Supporting the Reinvention of Journalism

Having started in May 2009, after a full year of investigation, the FTC presented a paper aimed at generating discussion about the current and likely future environments for news-gathering and reporting, as well as FTC’s policy recommendations for supporting “the ongoing “reinvention” of journalism”

In an effort to full understand the evolving world of online and print journalism, the FTC addressed the current state of the news; new sources of revenue; and asked is “experimentation is enough.” Among their observations:

The Current State

  • Advertising matters: For most of the twentieth century, advertising paid for the vast majority of the news produced in the United States. On average, about 80% of revenues from newspapers came from advertising and 20% came from subscribers.
  • Revenues are falling: Newspapers’ revenues from advertising have fallen approximately 45% since 2000.
  • The Internet complicated the news industry: The web provides advertisers with many ways to reach consumers, leaving online advertising to generate much less revenue than print advertising.
  • The economy: Newspapers have had to cut staff and find sustainable business models, all the while trying to cover news globally and locally.

New Sources of Revenue

  • Experimentation is good: newspapers need to find new sources of revenue implementing pay walls, subscription models and other strategies
  • Experimentation is bad: no one knows if any combination of the strategies tried will be able to generate sufficient revenues over the long run to maintain existing newspapers.
  • Niche sites are cute: Hyperlocal sites, smaller online news sites and sites that rely on funding from venture capitalists are popular, but not profitable.

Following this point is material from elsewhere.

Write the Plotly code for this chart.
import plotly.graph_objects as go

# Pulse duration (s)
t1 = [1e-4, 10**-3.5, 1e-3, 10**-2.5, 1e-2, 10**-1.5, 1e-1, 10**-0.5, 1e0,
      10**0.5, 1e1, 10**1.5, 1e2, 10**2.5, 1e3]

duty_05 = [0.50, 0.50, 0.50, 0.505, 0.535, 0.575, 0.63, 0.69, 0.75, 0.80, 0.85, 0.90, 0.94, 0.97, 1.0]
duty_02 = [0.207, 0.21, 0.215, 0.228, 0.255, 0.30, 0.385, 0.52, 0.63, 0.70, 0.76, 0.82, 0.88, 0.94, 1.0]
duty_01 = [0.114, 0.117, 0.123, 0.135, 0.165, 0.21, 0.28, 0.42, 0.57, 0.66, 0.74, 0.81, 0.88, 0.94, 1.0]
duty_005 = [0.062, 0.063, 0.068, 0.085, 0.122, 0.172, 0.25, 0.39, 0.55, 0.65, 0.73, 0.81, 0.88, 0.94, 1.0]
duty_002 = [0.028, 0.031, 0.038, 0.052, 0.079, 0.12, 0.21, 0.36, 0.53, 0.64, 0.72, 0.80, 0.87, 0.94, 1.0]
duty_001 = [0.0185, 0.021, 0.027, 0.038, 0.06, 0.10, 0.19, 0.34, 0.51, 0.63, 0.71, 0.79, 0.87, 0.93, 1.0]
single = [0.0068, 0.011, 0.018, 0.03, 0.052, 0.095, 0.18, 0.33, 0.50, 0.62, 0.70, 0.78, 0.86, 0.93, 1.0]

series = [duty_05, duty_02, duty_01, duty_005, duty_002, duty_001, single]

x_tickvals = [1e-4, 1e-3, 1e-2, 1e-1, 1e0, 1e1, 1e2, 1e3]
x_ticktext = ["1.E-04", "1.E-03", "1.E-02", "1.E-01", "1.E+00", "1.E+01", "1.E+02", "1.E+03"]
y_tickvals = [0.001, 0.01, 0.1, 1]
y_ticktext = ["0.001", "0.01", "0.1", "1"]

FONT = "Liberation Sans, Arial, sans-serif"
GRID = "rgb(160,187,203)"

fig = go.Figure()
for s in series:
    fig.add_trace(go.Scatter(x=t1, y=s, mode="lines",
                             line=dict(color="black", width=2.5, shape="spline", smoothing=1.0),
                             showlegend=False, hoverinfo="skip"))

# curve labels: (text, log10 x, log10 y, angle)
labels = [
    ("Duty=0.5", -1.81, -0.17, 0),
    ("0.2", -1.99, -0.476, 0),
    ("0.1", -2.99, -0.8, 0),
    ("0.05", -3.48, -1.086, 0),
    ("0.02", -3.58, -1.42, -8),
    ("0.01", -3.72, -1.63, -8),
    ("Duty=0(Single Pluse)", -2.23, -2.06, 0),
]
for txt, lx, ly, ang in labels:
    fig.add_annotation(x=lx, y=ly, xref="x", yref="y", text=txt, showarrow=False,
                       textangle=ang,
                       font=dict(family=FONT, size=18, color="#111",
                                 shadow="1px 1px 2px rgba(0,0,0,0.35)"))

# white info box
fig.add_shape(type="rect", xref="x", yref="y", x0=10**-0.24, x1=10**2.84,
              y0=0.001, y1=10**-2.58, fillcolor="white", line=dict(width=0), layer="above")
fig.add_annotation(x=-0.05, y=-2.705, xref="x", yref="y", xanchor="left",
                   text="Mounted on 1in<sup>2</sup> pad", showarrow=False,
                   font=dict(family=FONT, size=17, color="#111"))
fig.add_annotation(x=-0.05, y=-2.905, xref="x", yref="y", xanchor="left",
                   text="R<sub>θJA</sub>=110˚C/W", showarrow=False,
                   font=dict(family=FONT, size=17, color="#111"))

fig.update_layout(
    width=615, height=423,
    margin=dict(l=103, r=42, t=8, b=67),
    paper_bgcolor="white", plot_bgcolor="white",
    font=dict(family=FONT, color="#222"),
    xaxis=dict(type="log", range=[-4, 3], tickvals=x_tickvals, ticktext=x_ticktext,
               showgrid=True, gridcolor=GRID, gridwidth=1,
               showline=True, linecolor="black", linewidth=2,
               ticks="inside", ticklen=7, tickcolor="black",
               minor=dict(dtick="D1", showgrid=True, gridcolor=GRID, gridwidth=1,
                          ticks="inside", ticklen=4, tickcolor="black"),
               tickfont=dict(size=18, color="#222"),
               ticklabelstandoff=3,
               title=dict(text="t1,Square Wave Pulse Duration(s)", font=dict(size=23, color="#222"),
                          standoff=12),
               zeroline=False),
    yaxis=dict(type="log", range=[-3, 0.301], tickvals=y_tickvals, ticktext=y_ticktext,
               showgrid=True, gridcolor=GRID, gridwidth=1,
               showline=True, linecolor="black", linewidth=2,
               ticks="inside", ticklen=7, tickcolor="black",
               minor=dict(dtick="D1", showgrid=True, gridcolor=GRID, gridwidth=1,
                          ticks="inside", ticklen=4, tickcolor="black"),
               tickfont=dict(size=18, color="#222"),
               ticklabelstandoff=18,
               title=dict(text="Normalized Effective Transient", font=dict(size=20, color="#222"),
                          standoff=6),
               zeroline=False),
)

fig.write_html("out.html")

Is Experimentation Enough?

  • The news is a “public good”: In general journalism always has been subsidized to a large extent by, for example, the federal government, political parties, or advertising.
  • News can provide a public service: good news reporting can be essential to maintaining a democratic government and can be a tool of social justice
  • Sustainable models are needed: There is no sustainable business model that supports free and accessible news while also funding the resources necessary to ensure good news reporting.

Proposed Policies & Impact

With these newspaper knowns laid out, the FTC goes on to propose ways to innovate journalism so that it is accomplished at lower costs. They suggest amending copyright and fair use policies, recognizing hot news protection legislation and licensing the news, among others.

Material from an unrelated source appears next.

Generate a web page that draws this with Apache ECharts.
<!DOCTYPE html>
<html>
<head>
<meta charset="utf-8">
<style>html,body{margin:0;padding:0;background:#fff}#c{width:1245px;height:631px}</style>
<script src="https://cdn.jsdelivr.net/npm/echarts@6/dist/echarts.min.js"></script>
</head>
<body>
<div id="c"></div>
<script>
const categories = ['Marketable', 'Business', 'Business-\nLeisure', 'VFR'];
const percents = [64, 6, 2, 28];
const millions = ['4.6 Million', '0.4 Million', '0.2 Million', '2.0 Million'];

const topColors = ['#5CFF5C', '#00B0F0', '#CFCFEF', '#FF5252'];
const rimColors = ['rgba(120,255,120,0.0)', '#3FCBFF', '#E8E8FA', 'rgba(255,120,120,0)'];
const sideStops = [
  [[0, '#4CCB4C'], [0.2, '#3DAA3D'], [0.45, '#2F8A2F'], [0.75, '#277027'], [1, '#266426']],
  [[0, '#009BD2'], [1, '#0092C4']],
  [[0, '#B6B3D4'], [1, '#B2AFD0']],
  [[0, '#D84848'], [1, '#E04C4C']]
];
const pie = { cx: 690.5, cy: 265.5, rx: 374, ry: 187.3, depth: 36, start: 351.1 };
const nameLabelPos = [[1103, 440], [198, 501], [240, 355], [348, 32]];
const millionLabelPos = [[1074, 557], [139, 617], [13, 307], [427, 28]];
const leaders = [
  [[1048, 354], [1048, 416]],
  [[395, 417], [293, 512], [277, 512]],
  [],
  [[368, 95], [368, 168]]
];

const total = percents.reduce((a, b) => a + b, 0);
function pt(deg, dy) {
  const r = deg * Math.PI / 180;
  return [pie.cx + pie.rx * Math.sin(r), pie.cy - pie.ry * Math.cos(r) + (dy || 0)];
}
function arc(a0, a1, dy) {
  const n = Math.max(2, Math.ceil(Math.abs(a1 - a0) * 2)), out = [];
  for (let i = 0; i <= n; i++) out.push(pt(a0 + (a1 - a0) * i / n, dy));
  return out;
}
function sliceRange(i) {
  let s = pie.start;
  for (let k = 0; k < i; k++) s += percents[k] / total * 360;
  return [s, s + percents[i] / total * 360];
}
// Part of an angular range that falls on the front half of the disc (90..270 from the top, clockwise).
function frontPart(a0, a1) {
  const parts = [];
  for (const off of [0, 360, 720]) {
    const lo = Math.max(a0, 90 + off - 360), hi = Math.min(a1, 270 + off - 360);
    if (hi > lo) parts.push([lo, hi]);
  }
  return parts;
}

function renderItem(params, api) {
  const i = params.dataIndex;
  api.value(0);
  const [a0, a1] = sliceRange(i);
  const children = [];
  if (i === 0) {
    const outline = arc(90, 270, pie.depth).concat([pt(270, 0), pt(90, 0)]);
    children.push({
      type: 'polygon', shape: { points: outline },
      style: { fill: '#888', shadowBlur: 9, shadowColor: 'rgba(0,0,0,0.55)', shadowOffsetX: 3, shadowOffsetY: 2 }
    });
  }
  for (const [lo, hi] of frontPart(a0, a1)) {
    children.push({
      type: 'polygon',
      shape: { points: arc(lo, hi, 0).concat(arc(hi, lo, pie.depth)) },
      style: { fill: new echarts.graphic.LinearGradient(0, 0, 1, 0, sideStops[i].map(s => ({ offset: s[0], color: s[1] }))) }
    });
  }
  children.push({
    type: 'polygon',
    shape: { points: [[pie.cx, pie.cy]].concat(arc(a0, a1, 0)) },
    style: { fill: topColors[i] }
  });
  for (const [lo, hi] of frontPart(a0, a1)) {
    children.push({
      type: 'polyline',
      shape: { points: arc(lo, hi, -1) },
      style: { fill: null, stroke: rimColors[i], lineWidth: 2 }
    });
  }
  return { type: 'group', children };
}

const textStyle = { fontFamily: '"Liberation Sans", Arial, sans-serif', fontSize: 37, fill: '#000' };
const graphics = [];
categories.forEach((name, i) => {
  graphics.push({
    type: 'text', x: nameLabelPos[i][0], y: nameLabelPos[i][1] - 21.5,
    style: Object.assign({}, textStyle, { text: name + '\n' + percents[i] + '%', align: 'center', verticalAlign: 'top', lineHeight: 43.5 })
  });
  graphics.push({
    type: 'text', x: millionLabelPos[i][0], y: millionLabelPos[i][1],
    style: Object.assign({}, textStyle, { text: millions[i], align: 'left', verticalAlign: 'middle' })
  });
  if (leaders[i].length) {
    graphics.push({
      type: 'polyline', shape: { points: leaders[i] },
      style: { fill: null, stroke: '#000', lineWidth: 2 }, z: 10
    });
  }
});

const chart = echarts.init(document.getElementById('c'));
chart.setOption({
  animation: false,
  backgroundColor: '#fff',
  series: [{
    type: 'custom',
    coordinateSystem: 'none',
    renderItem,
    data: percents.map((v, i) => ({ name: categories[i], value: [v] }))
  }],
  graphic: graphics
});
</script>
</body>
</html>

Despite the FTC’s good intentions, the paper comes across as bureaucratic and capitalist. Many critics of the report note the fact that subsidies and tax exemption status alone will not save an industry that has fallen because of consumer choices, publishing trends and options, and an economic recession. While it’s noble for the FTC to want to help out, its strategies are narrowly focused on addressing issues that are financially-related and not those that are related to way the news has been managed behaviorally.

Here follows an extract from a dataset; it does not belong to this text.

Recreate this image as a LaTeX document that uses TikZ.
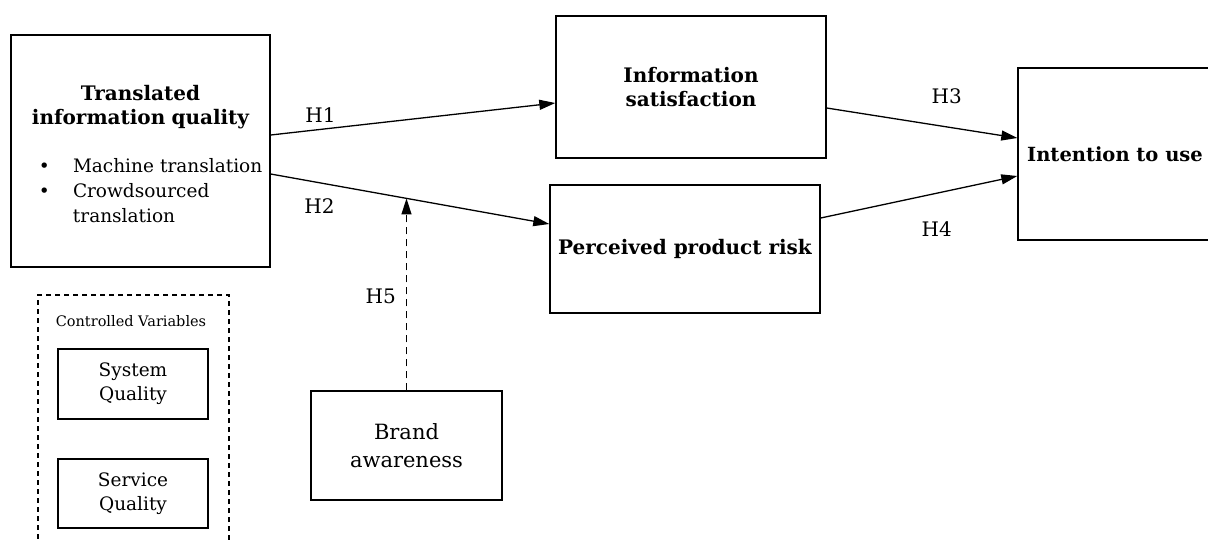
\documentclass[tikz,border=0pt]{standalone}
\usepackage{fontspec}
\setmainfont{DejaVu Serif}
\usetikzlibrary{arrows.meta,positioning}

\begin{document}
\begin{tikzpicture}[x=1pt, y=-1pt,
    block/.style ={rectangle, draw=black, line width=1.4pt, fill=white,
      align=center, inner sep=0pt},
    block_bold/.style ={block, font=\fontsize{20}{24}\selectfont\bfseries},
    block_plain/.style ={block, font=\fontsize{18.5}{24}\selectfont},
    block_dashed/.style ={rectangle, draw=black, line width=1.2pt,
      dash pattern=on 5pt off 4pt},
    hyp/.style ={font=\fontsize{20}{24}\selectfont, inner sep=0pt},
    line/.style ={draw, line width=1.3pt, -{Triangle[length=16pt,width=10pt]},
      shorten >=0pt},
    line_dashed/.style ={line, dash pattern=on 7pt off 5pt}]
    \useasboundingbox (0,0) rectangle (1208,539);
    % constructs
    \node [block, minimum width=259pt, minimum height=232pt, text width=259pt,
      align=left, font=\fontsize{18.5}{25}\selectfont] (quality) at (140.5,151) {
      {\centering\fontsize{20}{24}\selectfont\bfseries
        \rule{0pt}{22pt}Translated\\information quality\par}
      \vspace{23pt}
      \hspace*{28pt}\makebox[34pt][l]{\textbullet}Machine translation\\
      \hspace*{28pt}\makebox[34pt][l]{\textbullet}Crowdsourced\\
      \hspace*{62pt}translation};
    \node [block_bold, minimum width=270pt, minimum height=142pt]
      (satisfaction) at (691,87) {Information\\satisfaction};
    \node [block_bold, minimum width=270pt, minimum height=128pt]
      (risk) at (685,249) {Perceived product risk};
    \node [block_bold, minimum width=194pt, minimum height=172pt,
      font=\fontsize{19.5}{24}\selectfont\bfseries]
      (intention) at (1115,154) {Intention to use};
    \node [block, minimum width=191pt, minimum height=109pt,
      font=\fontsize{21}{28}\selectfont] (brand) at (406.5,445.5) {Brand\\awareness};
    % controlled variables
    \node [block_dashed, minimum width=191pt, minimum height=270pt]
      (controls) at (133.5,430) {};
    \node [font=\fontsize{14.5}{17}\selectfont, inner sep=0pt]
      (controls_title) at (131,321) {Controlled Variables};
    \node [block_plain, minimum width=150pt, minimum height=70pt]
      (system) at (133,384) {System\\Quality};
    \node [block_plain, minimum width=150pt, minimum height=69pt]
      (service) at (133,493.5) {Service\\Quality};
    % hypotheses
    \path [line] ([yshift=16pt]quality.east) --
      node [pos=0.175, above=6pt, hyp] {H1} ([yshift=-16pt]satisfaction.west);
    \path [line] ([yshift=-23pt]quality.east) --
      node [pos=0.175, below=15pt, hyp] {H2}
      coordinate [pos=0.489] (moderation) ([yshift=25pt]risk.west);
    \path [line] ([yshift=-21pt]satisfaction.east) --
      node [pos=0.63, above=22.5pt, hyp] {H3} ([yshift=16pt]intention.west);
    \path [line] ([yshift=31pt]risk.east) --
      node [pos=0.59, below=27.5pt, hyp] {H4} ([yshift=-22pt]intention.west);
    \path [line_dashed] (brand.north) --
      node [pos=0.49, left=10pt, hyp] {H5} (brand.north |- moderation);
\end{tikzpicture}
\end{document}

In addition, it’s relatively clear that such proposed taxes are unpopular. A new Rasmussen Reports survey tackled the FTC’s proposed taxes and found that 84% of respondents opposed a three percent (3%) tax on monthly cell phone bills to help newspapers and traditional journalism. As well the survey revealed that 76% opposed a proposed five percent tax on the purchase of consumer electronic items such as computers, iPads and Kindles to help support newspapers and traditional journalism. Seventy-four percent (74%) oppose the proposal to tax small web sites and blogs to help the newspapers they draw their headlines from.

Fiscally Driven Content?

Coincidentally, an aging and lagging news agency has shown some signs of renewal this week. AOL announced that it is planning to hire hundreds of journalists, editors and videographers in the coming year as it builds out its content-first business model. Reportedly, the content operation, which includes more than 100 brands, including AOL Health and AOL Autos and brands such as Fanhouse and PopEater, will be reorganized into 17 separate "networks" the company will package to advertisers.

AOL and others like it have seen original content perform and monetize better than other models, so they are encouraged to create and mold a model that provides high quality and topic focused information and access to well researched and vetted investigative reporting, which they hope will entice advertisers.

The FTC outlined an accurate perspective on the current state of the news industry, but offered up advice that takes an organic enterprise and tried to produce a robotic recipe for success that can be applied systematically across an entire industry, regardless of shape or size.

Twentieth century thinking in a twenty-first century world helped to create the issues the news industry is facing. And while, the financial aspects are definitely worth focusing on, it’s silly to ignore how it has been affected culturally as well.